DATASET EXCERPT:

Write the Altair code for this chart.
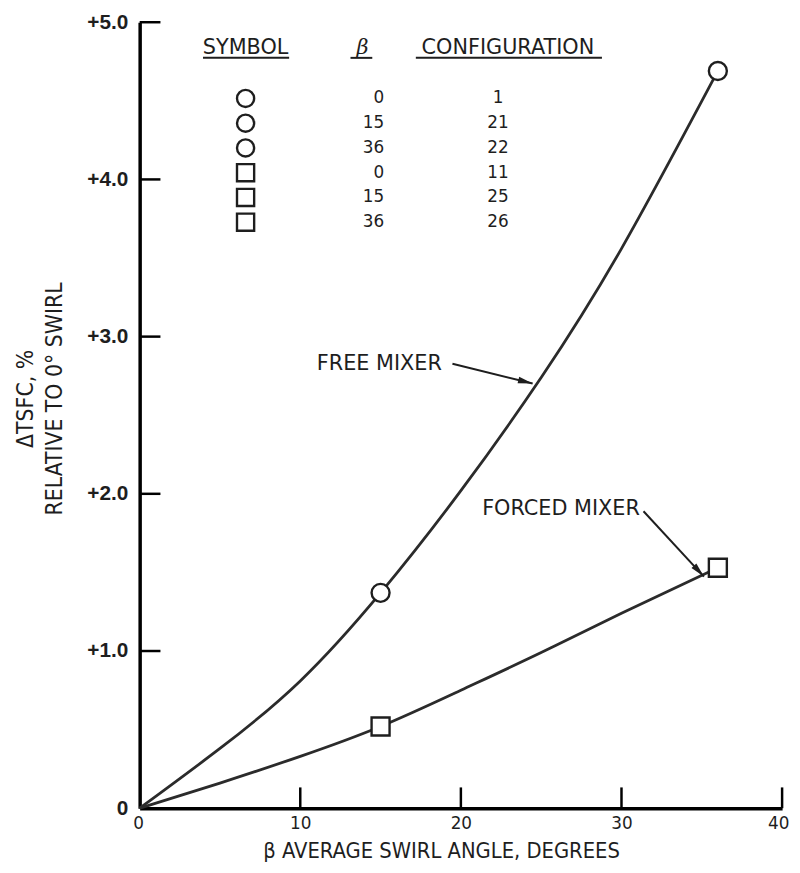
import math
import altair as alt
import pandas as pd

# ---------------- data ----------------
free_x = [0, 5, 10, 15, 20, 25, 30, 36]
free_y = [0, 0.38, 0.81, 1.37, 2.02, 2.74, 3.56, 4.69]
forced_x = [0, 5, 10, 15, 20, 25, 30, 36]
forced_y = [0, 0.16, 0.33, 0.52, 0.75, 0.99, 1.24, 1.53]

free_pts_x = [15, 36]
free_pts_y = [1.37, 4.69]
forced_pts_x = [15, 36]
forced_pts_y = [0.52, 1.53]

legend_headers = ["SYMBOL", "β", "CONFIGURATION"]
legend_symbols = ["circle", "circle", "circle", "square", "square", "square"]
legend_beta = ["0", "15", "36", "0", "15", "36"]
legend_config = ["1", "21", "22", "11", "25", "26"]

curve_labels = ["FREE MIXER", "FORCED MIXER"]

x_ticks = [0, 10, 20, 30, 40]
y_ticks = [0, 1, 2, 3, 4, 5]

# ---------------- layout helpers ----------------
PX0, PY0 = 141, 18          # page position of plot top-left
W, H = 649, 794
XMAX, YMAX = 40, 5.0
PAD = {"left": PX0 - 8, "top": PY0 - 8, "right": 784 - (PX0 - 8) - W + 8, "bottom": 857 - (PY0 - 8) - H}


def dx(px):
    return (px - PX0) / W * XMAX


def dy(py):
    return (PY0 + H - py) / H * YMAX


SANS = "Liberation Sans, Arial, Helvetica, sans-serif"
WIDE = "DejaVu Sans, Verdana, sans-serif"
COND = "DejaVu Sans Condensed, Liberation Sans Narrow, sans-serif"
INK = "#1e1e1e"

xs = alt.Scale(domain=[0, XMAX], nice=False, zero=False)
ys = alt.Scale(domain=[0, YMAX], nice=False, zero=False)

x_axis = alt.Axis(
    values=x_ticks, tickSize=0, grid=False, domainWidth=3.5, domainColor="black",
    labelFont=WIDE, labelFontSize=17, labelColor=INK, labelPadding=8,
    labelFlush=True, labelFlushOffset=7, labelOverlap=False,
    title="β AVERAGE SWIRL ANGLE, DEGREES", titleFont=COND, titleFontSize=22,
    titleFontWeight="normal", titleColor=INK, titleBaseline="alphabetic", titleY=50,
    titleX=W / 2 - 20,
)
y_axis = alt.Axis(
    values=y_ticks, tickSize=0, grid=False, domainWidth=3.5, domainColor="black",
    labelFont=SANS, labelFontSize=21, labelFontWeight="bold", labelColor=INK,
    labelPadding=12, labelFlush=False, labelOverlap=False,
    labelExpr="datum.value == 0 ? '0' : '+' + format(datum.value, '.1f')",
    title=["ΔTSFC, %", "RELATIVE TO 0° SWIRL"], titleFont=COND, titleFontSize=23,
    titleFontWeight="normal", titleColor=INK, titleAngle=-90, titleAlign="center",
    titleBaseline="alphabetic", titleLineHeight=29, titleX=-108, titleY=380,
)


def X(field):
    return alt.X(field, scale=xs, axis=x_axis)


def Y(field):
    return alt.Y(field, scale=ys, axis=y_axis)


def XD(value):
    return alt.datum(value, scale=xs, axis=x_axis)


# ---------------- curves ----------------
lines_df = pd.concat([
    pd.DataFrame({"x": free_x, "y": free_y, "s": "free"}),
    pd.DataFrame({"x": forced_x, "y": forced_y, "s": "forced"}),
])
lines = alt.Chart(lines_df).mark_line(
    interpolate="natural", strokeWidth=2.8, color="#2b2b2b"
).encode(x=X("x:Q"), y=Y("y:Q"), detail="s:N")

shape_scale = alt.Scale(domain=["circle", "square"], range=["circle", "square"])

pts_df = pd.concat([
    pd.DataFrame({"x": free_pts_x, "y": free_pts_y, "shape": "circle"}),
    pd.DataFrame({"x": forced_pts_x, "y": forced_pts_y, "shape": "square"}),
])
pts = alt.Chart(pts_df).mark_point(
    filled=False, fill="white", fillOpacity=1, stroke=INK, strokeWidth=2.4, size=330, opacity=1
).encode(x=X("x:Q"), y=Y("y:Q"), shape=alt.Shape("shape:N", scale=shape_scale, legend=None))

# ---------------- inward ticks ----------------
TICK = 21
yt_df = pd.DataFrame({"x": 0, "x2": dx(PX0 + TICK), "y": y_ticks[1:]})
yticks = alt.Chart(yt_df).mark_rule(strokeWidth=2.5, color="black").encode(
    x=X("x:Q"), x2="x2:Q", y=Y("y:Q")
)
xt_df = pd.DataFrame({"x": x_ticks[1:], "y": 0, "y2": dy(PY0 + H - TICK)})
xticks = alt.Chart(xt_df).mark_rule(strokeWidth=2.5, color="black").encode(
    x=X("x:Q"), y=Y("y:Q"), y2="y2:Q"
)

# ---------------- legend table ----------------
HEAD_PY = 50
head_df = pd.DataFrame({
    "t": legend_headers,
    "x": [dx(248), dx(366), dx(513)],
    "y": dy(HEAD_PY),
    "style": ["normal", "italic", "normal"],
})
heads_n = alt.Chart(head_df[head_df["style"] == "normal"]).mark_text(
    font=WIDE, fontSize=21, color=INK, baseline="alphabetic", align="center"
).encode(x=X("x:Q"), y=Y("y:Q"), text="t:N")
heads_i = alt.Chart(head_df[head_df["style"] == "italic"]).mark_text(
    font="DejaVu Serif, serif", fontSize=21, fontStyle="italic", color=INK, baseline="alphabetic", align="center"
).encode(x=X("x:Q"), y=Y("y:Q"), text="t:N")

ul_df = pd.DataFrame({
    "x": [dx(205), dx(354), dx(420)],
    "x2": [dx(292), dx(376), dx(608)],
    "y": dy(HEAD_PY + 4),
})
underlines = alt.Chart(ul_df).mark_rule(strokeWidth=2, color=INK).encode(
    x=X("x:Q"), x2="x2:Q", y=Y("y:Q")
)

ROW0, ROWSTEP = 95, 25
rows_df = pd.DataFrame({
    "shape": legend_symbols,
    "beta": legend_beta,
    "cfg": legend_config,
    "y": [dy(ROW0 + ROWSTEP * i) for i in range(len(legend_symbols))],
})
leg_sym = alt.Chart(rows_df).mark_point(
    filled=False, fill="white", fillOpacity=1, stroke=INK, strokeWidth=2.4, size=300, opacity=1
).encode(
    x=XD(dx(248)), y=Y("y:Q"),
    shape=alt.Shape("shape:N", scale=shape_scale, legend=None),
)
leg_beta = alt.Chart(rows_df).mark_text(
    font=WIDE, fontSize=17, color=INK, align="right", baseline="middle"
).encode(x=XD(dx(388)), y=Y("y:Q"), text="beta:N")
leg_cfg = alt.Chart(rows_df).mark_text(
    font=WIDE, fontSize=17, color=INK, align="center", baseline="middle"
).encode(x=XD(dx(503)), y=Y("y:Q"), text="cfg:N")

# ---------------- curve labels and arrows ----------------
lab_df = pd.DataFrame({
    "t": curve_labels,
    "x": [dx(320), dx(487)],
    "y": [dy(363), dy(510)],
})
labels = alt.Chart(lab_df).mark_text(
    font=WIDE, fontSize=21, color=INK, align="left", baseline="middle"
).encode(x=X("x:Q"), y=Y("y:Q"), text="t:N")

arrows_px = [((457, 363), (538, 383)), ((650, 512), (711, 578))]
arr_df = pd.DataFrame({
    "x": [dx(a[0][0]) for a in arrows_px],
    "y": [dy(a[0][1]) for a in arrows_px],
    "x2": [dx(a[1][0]) for a in arrows_px],
    "y2": [dy(a[1][1]) for a in arrows_px],
    "ang": [math.degrees(math.atan2(a[1][0] - a[0][0], -(a[1][1] - a[0][1]))) for a in arrows_px],
})
shafts = alt.Chart(arr_df).mark_rule(strokeWidth=2, color=INK).encode(
    x=X("x:Q"), y=Y("y:Q"), x2="x2:Q", y2="y2:Q"
)
heads = alt.Chart(arr_df).mark_point(
    shape="M0,0L-0.45,2L0.45,2Z", filled=True, color=INK, size=220, opacity=1
).encode(x=X("x2:Q"), y=Y("y2:Q"), angle=alt.Angle("ang:Q", scale=None))

chart = alt.layer(
    lines, yticks, xticks, pts, underlines, heads_n, heads_i, leg_sym, leg_beta, leg_cfg,
    labels, shafts, heads,
).properties(
    width=W, height=H, autosize=alt.AutoSizeParams(type="none"), padding=PAD,
    background="white",
).configure_view(stroke=None)

chart.save("out.html", embed_options={"renderer": "svg", "actions": False})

TASK DIRECTIONS:
Reproduce the material above from its first line through the line containing "y_ticks = [0, 1, 2, 3, 4, 5]", both ends included, and skip every picture.

WRITTEN SOLUTION:
Write the Altair code for this chart.
import math
import altair as alt
import pandas as pd

# ---------------- data ----------------
free_x = [0, 5, 10, 15, 20, 25, 30, 36]
free_y = [0, 0.38, 0.81, 1.37, 2.02, 2.74, 3.56, 4.69]
forced_x = [0, 5, 10, 15, 20, 25, 30, 36]
forced_y = [0, 0.16, 0.33, 0.52, 0.75, 0.99, 1.24, 1.53]

free_pts_x = [15, 36]
free_pts_y = [1.37, 4.69]
forced_pts_x = [15, 36]
forced_pts_y = [0.52, 1.53]

legend_headers = ["SYMBOL", "β", "CONFIGURATION"]
legend_symbols = ["circle", "circle", "circle", "square", "square", "square"]
legend_beta = ["0", "15", "36", "0", "15", "36"]
legend_config = ["1", "21", "22", "11", "25", "26"]

curve_labels = ["FREE MIXER", "FORCED MIXER"]

x_ticks = [0, 10, 20, 30, 40]
y_ticks = [0, 1, 2, 3, 4, 5]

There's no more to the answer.